だから、今ではぶくぶくに膨れあがり、二倍ぐらいの厚さに。でも、これを自宅の棚に順次並べることで、いつでも気になることは開いて事実確認できますし、思い出したことも書き込めます。このブログに書いたエピソードは、そんなノート作りから生まれてもいます。ノートを書いている時が、一番の体休めであり、エネルギー補充期であり、頭と心を整理する時間です。とても楽しいです。
「え、携帯持っていないの?」と、シンガポールでもマレーシアでも驚かれました。「日本人なのに?」
いえいえ、古い伝統的な歴史を持つ国の出身者こそ、こういうところで違いを見せなければなりません。何でも、新技術に飛びつくばかりが、人間の発展の証でもないのですよ。

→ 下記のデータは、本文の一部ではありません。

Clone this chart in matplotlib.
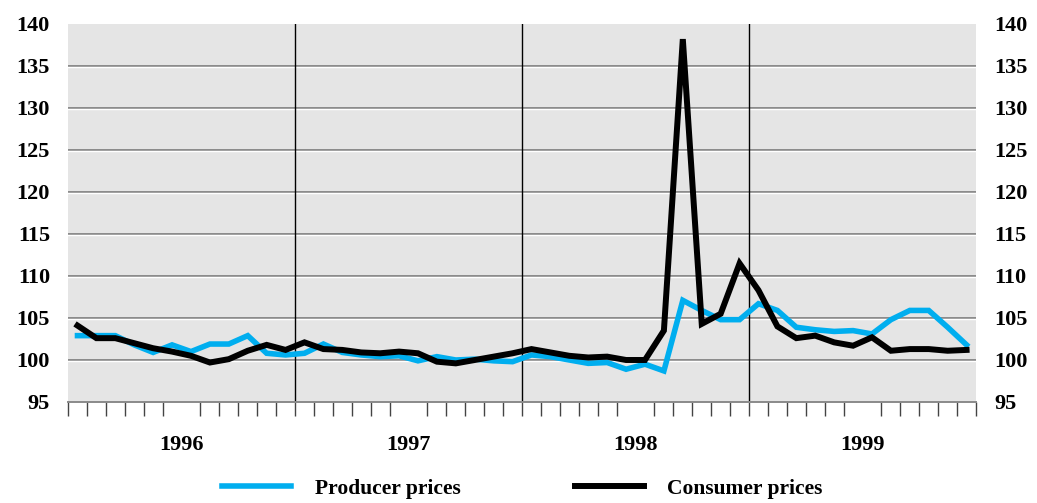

「ま、文系だからな」とは主人の言。「そういう人があまりにも多いと、こっちの仕事も意味がなくなるからさ」。
そうかもしれませんね。でも、シンガポールでもマレーシアでも、最新技術の移転事業で、まばゆいばかりに輝いて威光を放っている高層ビル群の傍ら、過去を振り返る余裕や意識が芽生えたようで、あちらこちらに、昔はなかった博物館や昔風の展示が出ていました。ほら、古い写真には、それなりの味というものがあるでしょう?人間には、バランス感覚が働いているんですってば。
ところで、サンジーフ君は、キナバル山登頂に成功したので、次は富士山だ、それができたら、キリマンジャロにも登ってみたい、などと口走っていました。「あれ?日本で博士号はどうなったの?」と尋ねると、ITの仕事に従事しているサンジーフ君、「この分野は、日本は遅れているからね」。こら、私だけを見て判断するな!実は来年、英国へ修士号取得を目指して勉強に行くのだそうです。「そのまま英国に住み着く?」「それはどうかな。でも、いい女性が見つかったら、そうするかも、ね。前のガールフレンドとは終わっちゃったからさ。今はフリーなんだ」。
10数年前までは「途上国」扱いされていたマレーシアが、いつの間にかここまで自信をつけて成長していたのでした。国境を越えてたくましく生きていく人間の活力を見た思いです。